这些数据碎片被系统标注为“无效噪声”,建议过滤。
可他总偷偷保存下来。
“你情绪波动又超标了。” 导师调出他的生理监测数据,“心率、皮质醇、杏仁核活性……LN-179,你需要接受情绪剥离治疗。历史调律师不该有这么多‘共情’。”
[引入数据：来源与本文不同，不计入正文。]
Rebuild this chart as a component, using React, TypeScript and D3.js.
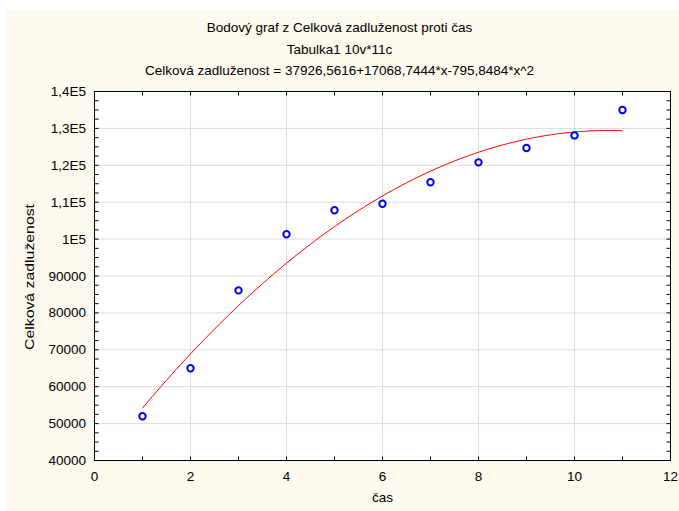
import React from "react";
import * as d3 from "d3";

// Observed values: time (čas) vs total debt (Celková zadluženost)
const casValues = [1, 2, 3, 4, 5, 6, 7, 8, 9, 10, 11];
const zadluzenost = [52000, 65000, 86100, 101300, 107800, 109600, 115400, 120800, 124700, 128100, 135000];

// Quadratic fit coefficients: a + b*x + c*x^2
const fitCoefficients = [37926.5616, 17068.7444, -795.8484];

const xTicks = [0, 2, 4, 6, 8, 10, 12];
const yTicks = [40000, 50000, 60000, 70000, 80000, 90000, 100000, 110000, 120000, 130000, 140000];
const yTickLabels = ["40000", "50000", "60000", "70000", "80000", "90000", "1E5", "1,1E5", "1,2E5", "1,3E5", "1,4E5"];

const titleLines = [
  "Bodový graf z Celková zadluženost proti čas",
  "Tabulka1 10v*11c",
  "Celková zadluženost = 37926,5616+17068,7444*x-795,8484*x^2",
];
const xAxisTitle = "čas";
const yAxisTitle = "Celková zadluženost";

const W = 679;
const H = 511;
const plot = { left: 94.5, top: 91.5, right: 670.5, bottom: 460.5 };
const font = "'Liberation Sans', Arial, sans-serif";
const fs = 13.5;

export default function App() {
  const x = d3.scaleLinear().domain([0, 12]).range([plot.left, plot.right]);
  const y = d3.scaleLinear().domain([40000, 140000]).range([plot.bottom, plot.top]);

  const fit = (t: number) => fitCoefficients[0] + fitCoefficients[1] * t + fitCoefficients[2] * t * t;
  const fitX = d3.range(1, 11.0001, 0.1);
  const fitPath = d3
    .line<number>()
    .x((t) => x(t))
    .y((t) => y(fit(t)))(fitX) as string;

  const xMinor = d3.range(0, 12.001, 1);
  const yMinor = d3.range(40000, 140001, 2500);

  return (
    <svg width={W} height={H} style={{ position: "absolute", left: 0, top: 0 }} fontFamily={font}>
      <rect x={0} y={0} width={W} height={H} fill="#ffffff" />
      <rect x={7} y={10} width={W - 7} height={H - 10} fill="#fdf9ee" />

      {titleLines.map((t, i) => (
        <text key={i} x={339.5} y={32 + i * 21.5} textAnchor="middle" fontSize={fs} fill="#000">
          {t}
        </text>
      ))}

      <rect x={plot.left} y={plot.top} width={plot.right - plot.left} height={plot.bottom - plot.top} fill="#ffffff" />

      {/* grid */}
      {xTicks.slice(1, -1).map((v) => (
        <line key={"gx" + v} x1={x(v)} x2={x(v)} y1={plot.top} y2={plot.bottom} stroke="#dcdcdc" strokeWidth={1} />
      ))}
      {yTicks.slice(1, -1).map((v) => (
        <line key={"gy" + v} x1={plot.left} x2={plot.right} y1={y(v)} y2={y(v)} stroke="#dcdcdc" strokeWidth={1} />
      ))}

      {/* inward ticks on all four sides */}
      {xMinor.map((v) => (
        <g key={"tx" + v}>
          <line x1={x(v)} x2={x(v)} y1={plot.bottom} y2={plot.bottom - 4} stroke="#000" />
          <line x1={x(v)} x2={x(v)} y1={plot.top} y2={plot.top + 4} stroke="#000" />
        </g>
      ))}
      {yMinor.map((v) => (
        <g key={"ty" + v}>
          <line x1={plot.left} x2={plot.left + 4} y1={y(v)} y2={y(v)} stroke="#000" />
          <line x1={plot.right} x2={plot.right - 4} y1={y(v)} y2={y(v)} stroke="#000" />
        </g>
      ))}

      <rect
        x={plot.left}
        y={plot.top}
        width={plot.right - plot.left}
        height={plot.bottom - plot.top}
        fill="none"
        stroke="#000"
        strokeWidth={1}
      />

      {/* fitted curve */}
      <path d={fitPath} fill="none" stroke="#ff0000" strokeWidth={1} />

      {/* observations */}
      {casValues.map((c, i) => (
        <circle key={"p" + i} cx={x(c)} cy={y(zadluzenost[i])} r={3.2} fill="#ffffff" stroke="#0000ff" strokeWidth={2} />
      ))}

      {/* tick labels */}
      {xTicks.map((v) => (
        <text key={"lx" + v} x={x(v)} y={481} textAnchor="middle" fontSize={fs} fill="#000">
          {v}
        </text>
      ))}
      {yTicks.map((v, i) => (
        <text key={"ly" + v} x={86} y={y(v) + 4.5} textAnchor="end" fontSize={fs} fill="#000">
          {yTickLabels[i]}
        </text>
      ))}

      <text x={(plot.left + plot.right) / 2} y={502} textAnchor="middle" fontSize={fs} fill="#000">
        {xAxisTitle}
      </text>
      <text
        transform={`translate(34,277) rotate(-90)`}
        textAnchor="middle"
        fontSize={fs}
        textLength={146}
        lengthAdjust="spacingAndGlyphs"
        fill="#000"
      >
        {yAxisTitle}
      </text>
    </svg>
  );
}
“如果剥离了共情,我们调校历史的依据是什么?”林凡反问,“数学模型?效率曲线?文明熵值?”
导师沉默片刻:“至少那些是客观的。”
“客观地计算出‘某个文明在某个节点死亡率提升30%是可以接受的牺牲’?”林凡笑了,笑容苦涩,“导师,我们坐在这个永生时代,用超级计算机复盘历史,然后轻描淡写地说‘这里可以优化,那里可以改进’——不觉得傲慢吗?”
观察站陷入寂静。
只有数据流无声奔涌,像一条冰冷的、没有尽头的河。
良久,导师开口:“跟我来。”
他们穿过层层权限门,来到档案馆最深处——这里没有数据投影,只有一排排实体书架,上面摆着真正的纸质书。这是第零区为数不多的“文物级”存在,纸张经过分子固化,能保存万年。
导师抽出一本泛黄的书:《明史》。
不是数据版,是实体书,嘉靖年间刻本,纸页脆得仿佛一碰就会碎。
“摸摸看。”导师说。
林凡迟疑地伸手,指尖触碰到纸面。粗糙的纤维感,微凉的触觉,还有……一股极淡的、属于四百年前的霉味。
那一瞬间,电流般的战栗穿透脊髓。
不是数据流模拟的触感,是真实的、跨越时间的质感。他仿佛能看见某个明朝书吏在油灯下抄写,能听见纸页翻动的声音,能闻到墨香混着人间的烟火气。
“这是……”他声音发颤。
“明朝嘉靖三十五年刻本,原存于天一阁,大分流时代流落海外,新历107年追回。”导师轻抚书脊,“我们复原了它的分子结构,但复刻不出它承载的……温度。”
老人看向林凡,眼神复杂:
“179,你刚才问,剥离了共情,我们调校历史的依据是什么。”
“我现在回答你——正因我们剥离了共情,所以我们永远调校不好历史。”
“因为我们忘记了一件事:历史不是数据流,是无数活生生的人,在活生生的时间里,做的活生生的选择。”
林凡怔怔地摸着那本《明史》。
他脑中闪过无数画面:数据流里嘉靖皇帝炼丹的痴迷,严嵩贪墨的账目数字,戚继光抗倭的伤亡统计……但此刻,这些冰冷的“史实”突然有了重量——压在那本薄薄的书上,压在那个抄写书吏的肩上,压在四百年前每一个清晨醒来、为生计奔波的普通人心里。
“为什么给我看这个?”他轻声问。
“因为你是最后一批还会‘共情’的调律师。”导师叹息,“新历200年后的新生代,从胚胎期就接受情绪管理编程。他们看历史,就像看一场全息电影——精彩,但隔着一层无法穿透的玻璃。”